> [DATASET ENTRIES]:
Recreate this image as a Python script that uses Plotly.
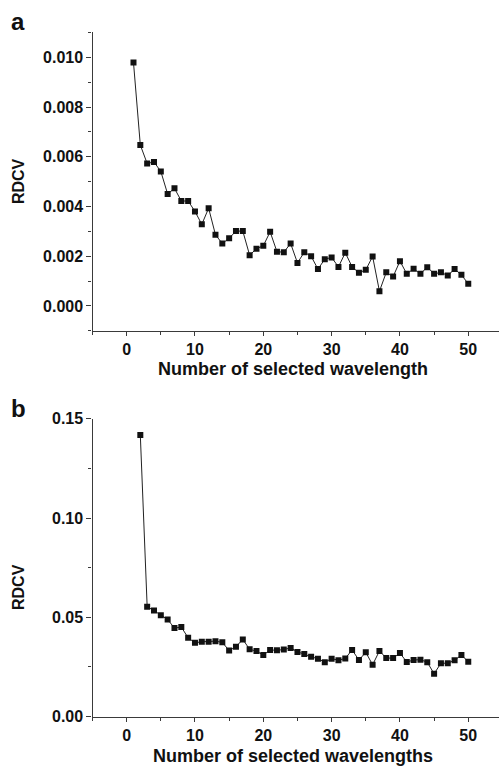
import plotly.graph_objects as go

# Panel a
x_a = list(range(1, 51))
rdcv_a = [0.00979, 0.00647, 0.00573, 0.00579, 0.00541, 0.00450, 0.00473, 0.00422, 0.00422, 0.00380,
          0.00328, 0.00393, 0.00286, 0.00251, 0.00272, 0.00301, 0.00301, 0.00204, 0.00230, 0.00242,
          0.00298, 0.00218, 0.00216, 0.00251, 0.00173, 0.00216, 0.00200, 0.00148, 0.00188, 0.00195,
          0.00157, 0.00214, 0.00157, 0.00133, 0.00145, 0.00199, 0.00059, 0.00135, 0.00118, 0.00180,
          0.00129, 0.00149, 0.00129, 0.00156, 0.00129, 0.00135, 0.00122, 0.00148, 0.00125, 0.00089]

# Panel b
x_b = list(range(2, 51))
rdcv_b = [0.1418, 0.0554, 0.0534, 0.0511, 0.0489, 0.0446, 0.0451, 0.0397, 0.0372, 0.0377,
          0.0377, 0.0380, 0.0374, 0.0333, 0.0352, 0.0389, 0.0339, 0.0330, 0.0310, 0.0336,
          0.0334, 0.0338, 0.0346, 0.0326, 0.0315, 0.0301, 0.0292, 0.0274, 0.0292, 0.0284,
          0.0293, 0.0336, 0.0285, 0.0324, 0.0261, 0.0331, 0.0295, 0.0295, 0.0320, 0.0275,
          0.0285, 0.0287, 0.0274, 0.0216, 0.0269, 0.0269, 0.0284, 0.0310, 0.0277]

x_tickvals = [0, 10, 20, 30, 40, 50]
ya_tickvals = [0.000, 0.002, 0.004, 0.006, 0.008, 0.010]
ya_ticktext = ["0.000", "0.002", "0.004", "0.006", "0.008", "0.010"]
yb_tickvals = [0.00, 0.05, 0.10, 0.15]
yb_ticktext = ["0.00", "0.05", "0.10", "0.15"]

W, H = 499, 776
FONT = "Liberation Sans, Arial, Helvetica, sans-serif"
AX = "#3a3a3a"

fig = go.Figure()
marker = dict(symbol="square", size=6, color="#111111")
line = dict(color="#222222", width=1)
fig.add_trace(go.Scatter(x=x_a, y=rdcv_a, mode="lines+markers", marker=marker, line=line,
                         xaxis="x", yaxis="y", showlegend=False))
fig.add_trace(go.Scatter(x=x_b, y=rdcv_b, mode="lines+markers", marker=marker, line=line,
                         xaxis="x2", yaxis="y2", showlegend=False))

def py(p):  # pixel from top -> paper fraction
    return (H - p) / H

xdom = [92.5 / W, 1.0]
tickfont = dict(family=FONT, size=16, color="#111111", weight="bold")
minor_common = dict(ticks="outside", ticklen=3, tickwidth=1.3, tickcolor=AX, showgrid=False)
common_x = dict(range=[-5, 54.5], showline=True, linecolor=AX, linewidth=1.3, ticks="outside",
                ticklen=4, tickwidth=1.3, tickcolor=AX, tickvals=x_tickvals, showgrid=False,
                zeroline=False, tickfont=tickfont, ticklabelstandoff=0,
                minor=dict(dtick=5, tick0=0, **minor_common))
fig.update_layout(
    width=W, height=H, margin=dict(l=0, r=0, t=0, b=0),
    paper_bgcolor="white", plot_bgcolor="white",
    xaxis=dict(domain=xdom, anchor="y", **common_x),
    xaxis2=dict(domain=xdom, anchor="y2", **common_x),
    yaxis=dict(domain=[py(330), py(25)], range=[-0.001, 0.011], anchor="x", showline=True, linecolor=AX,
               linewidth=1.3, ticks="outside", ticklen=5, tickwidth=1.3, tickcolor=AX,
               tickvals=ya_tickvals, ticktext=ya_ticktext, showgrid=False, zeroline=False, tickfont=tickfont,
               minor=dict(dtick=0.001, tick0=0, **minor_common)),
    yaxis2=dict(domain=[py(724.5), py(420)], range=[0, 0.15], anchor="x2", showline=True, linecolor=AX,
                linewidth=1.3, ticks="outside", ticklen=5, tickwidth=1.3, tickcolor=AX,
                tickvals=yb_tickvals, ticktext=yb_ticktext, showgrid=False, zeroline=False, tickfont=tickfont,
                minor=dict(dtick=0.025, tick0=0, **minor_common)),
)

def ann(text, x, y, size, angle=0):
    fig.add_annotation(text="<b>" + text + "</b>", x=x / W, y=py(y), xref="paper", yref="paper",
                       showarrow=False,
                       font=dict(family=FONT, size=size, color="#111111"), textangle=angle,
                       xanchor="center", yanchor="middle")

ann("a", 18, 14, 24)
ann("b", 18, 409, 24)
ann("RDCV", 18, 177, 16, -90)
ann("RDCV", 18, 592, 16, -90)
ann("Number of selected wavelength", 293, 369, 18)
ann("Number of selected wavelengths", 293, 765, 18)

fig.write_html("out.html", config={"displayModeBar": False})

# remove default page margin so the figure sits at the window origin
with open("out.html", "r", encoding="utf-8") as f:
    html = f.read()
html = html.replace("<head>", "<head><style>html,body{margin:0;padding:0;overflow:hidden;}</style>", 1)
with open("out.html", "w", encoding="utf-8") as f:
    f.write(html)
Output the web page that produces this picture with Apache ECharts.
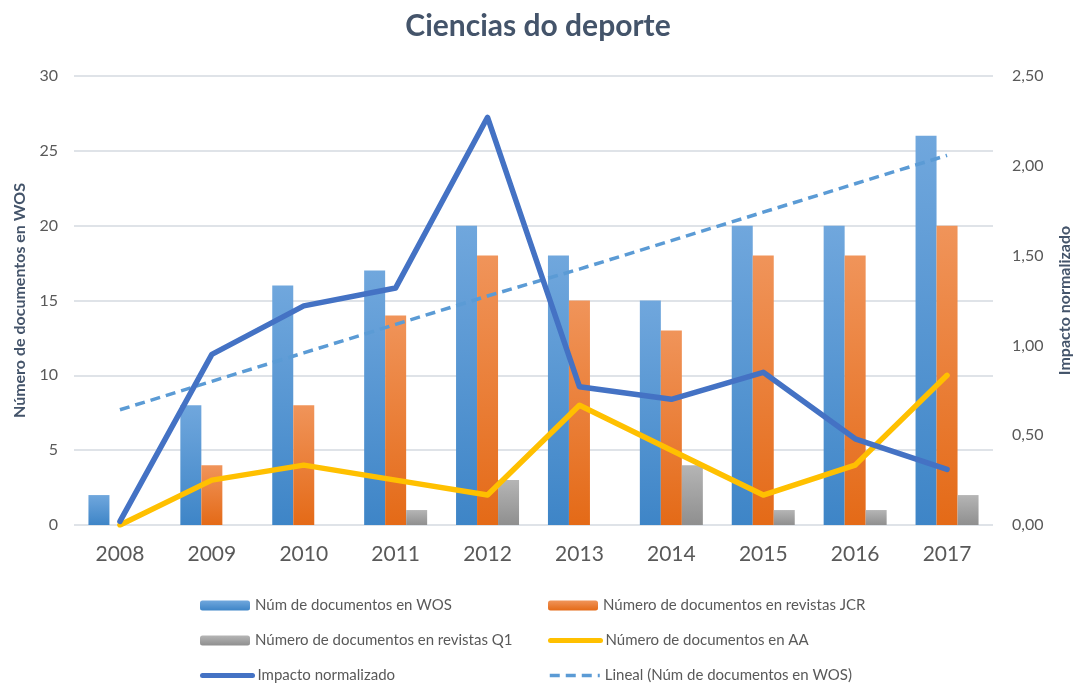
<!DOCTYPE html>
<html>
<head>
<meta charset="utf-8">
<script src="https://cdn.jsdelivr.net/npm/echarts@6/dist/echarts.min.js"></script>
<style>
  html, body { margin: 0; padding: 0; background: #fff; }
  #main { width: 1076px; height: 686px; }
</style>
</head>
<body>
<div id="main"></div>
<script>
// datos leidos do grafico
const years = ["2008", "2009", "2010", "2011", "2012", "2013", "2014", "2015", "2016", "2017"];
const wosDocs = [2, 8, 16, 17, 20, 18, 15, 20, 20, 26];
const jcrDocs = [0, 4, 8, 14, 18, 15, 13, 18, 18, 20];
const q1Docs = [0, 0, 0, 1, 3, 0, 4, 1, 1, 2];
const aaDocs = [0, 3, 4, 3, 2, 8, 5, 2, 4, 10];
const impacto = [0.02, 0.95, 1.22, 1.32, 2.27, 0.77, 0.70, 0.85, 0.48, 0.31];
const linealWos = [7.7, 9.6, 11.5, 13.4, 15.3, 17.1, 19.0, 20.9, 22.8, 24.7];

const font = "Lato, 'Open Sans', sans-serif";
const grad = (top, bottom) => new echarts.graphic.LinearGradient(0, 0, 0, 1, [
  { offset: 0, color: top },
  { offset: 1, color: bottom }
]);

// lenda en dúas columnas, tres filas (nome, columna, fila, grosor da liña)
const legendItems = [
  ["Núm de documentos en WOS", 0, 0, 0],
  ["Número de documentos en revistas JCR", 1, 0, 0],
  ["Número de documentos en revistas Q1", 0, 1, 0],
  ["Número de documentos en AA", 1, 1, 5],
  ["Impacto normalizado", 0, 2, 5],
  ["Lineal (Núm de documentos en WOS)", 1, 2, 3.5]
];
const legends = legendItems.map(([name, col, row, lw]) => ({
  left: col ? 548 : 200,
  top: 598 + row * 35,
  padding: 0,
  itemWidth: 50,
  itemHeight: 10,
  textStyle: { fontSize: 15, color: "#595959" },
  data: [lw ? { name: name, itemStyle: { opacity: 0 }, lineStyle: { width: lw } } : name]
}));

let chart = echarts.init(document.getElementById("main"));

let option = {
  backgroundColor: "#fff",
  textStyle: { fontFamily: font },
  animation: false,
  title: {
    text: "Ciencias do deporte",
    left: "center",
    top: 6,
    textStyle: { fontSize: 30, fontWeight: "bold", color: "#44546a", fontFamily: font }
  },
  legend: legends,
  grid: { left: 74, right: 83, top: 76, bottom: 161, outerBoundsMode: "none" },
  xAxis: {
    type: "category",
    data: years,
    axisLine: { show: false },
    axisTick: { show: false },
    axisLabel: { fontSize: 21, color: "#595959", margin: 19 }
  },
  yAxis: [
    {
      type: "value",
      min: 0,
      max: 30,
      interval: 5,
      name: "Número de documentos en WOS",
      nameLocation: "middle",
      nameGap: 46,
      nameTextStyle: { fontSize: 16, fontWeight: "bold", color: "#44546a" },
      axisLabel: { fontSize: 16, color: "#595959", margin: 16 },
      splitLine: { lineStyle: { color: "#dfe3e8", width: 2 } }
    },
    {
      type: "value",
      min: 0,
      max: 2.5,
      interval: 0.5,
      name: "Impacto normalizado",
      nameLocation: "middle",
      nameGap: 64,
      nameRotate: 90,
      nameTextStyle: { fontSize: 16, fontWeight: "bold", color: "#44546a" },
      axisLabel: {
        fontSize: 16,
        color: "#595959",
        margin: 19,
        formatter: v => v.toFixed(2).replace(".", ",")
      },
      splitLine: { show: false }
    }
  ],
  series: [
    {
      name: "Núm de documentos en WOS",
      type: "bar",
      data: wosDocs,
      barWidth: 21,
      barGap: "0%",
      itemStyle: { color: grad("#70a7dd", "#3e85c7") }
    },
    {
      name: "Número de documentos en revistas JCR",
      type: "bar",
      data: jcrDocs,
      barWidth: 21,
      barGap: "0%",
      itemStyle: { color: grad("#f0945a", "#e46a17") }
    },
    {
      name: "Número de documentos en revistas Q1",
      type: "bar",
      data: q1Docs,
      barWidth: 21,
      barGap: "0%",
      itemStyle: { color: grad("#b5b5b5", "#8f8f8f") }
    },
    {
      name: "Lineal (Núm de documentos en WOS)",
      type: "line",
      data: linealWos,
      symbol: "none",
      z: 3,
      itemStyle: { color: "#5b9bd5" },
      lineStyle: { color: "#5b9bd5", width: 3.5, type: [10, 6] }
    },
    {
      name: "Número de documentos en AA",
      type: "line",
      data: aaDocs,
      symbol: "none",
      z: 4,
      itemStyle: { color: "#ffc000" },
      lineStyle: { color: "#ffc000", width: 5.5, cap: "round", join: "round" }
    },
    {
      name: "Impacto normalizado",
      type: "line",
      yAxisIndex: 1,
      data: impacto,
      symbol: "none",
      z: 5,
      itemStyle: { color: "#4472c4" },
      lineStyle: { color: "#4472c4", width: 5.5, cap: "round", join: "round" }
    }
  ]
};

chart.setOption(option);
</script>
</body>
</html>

> [INSTRUCTIONS TO FOLLOW]: Exactly as written, repeat the lines from the beginning of the entries up to and including the line with "import plotly.graph_objects as go", but not the pictures.

> [SOLUTION FOR THIS EXERCISE]:
Recreate this image as a Python script that uses Plotly.
import plotly.graph_objects as go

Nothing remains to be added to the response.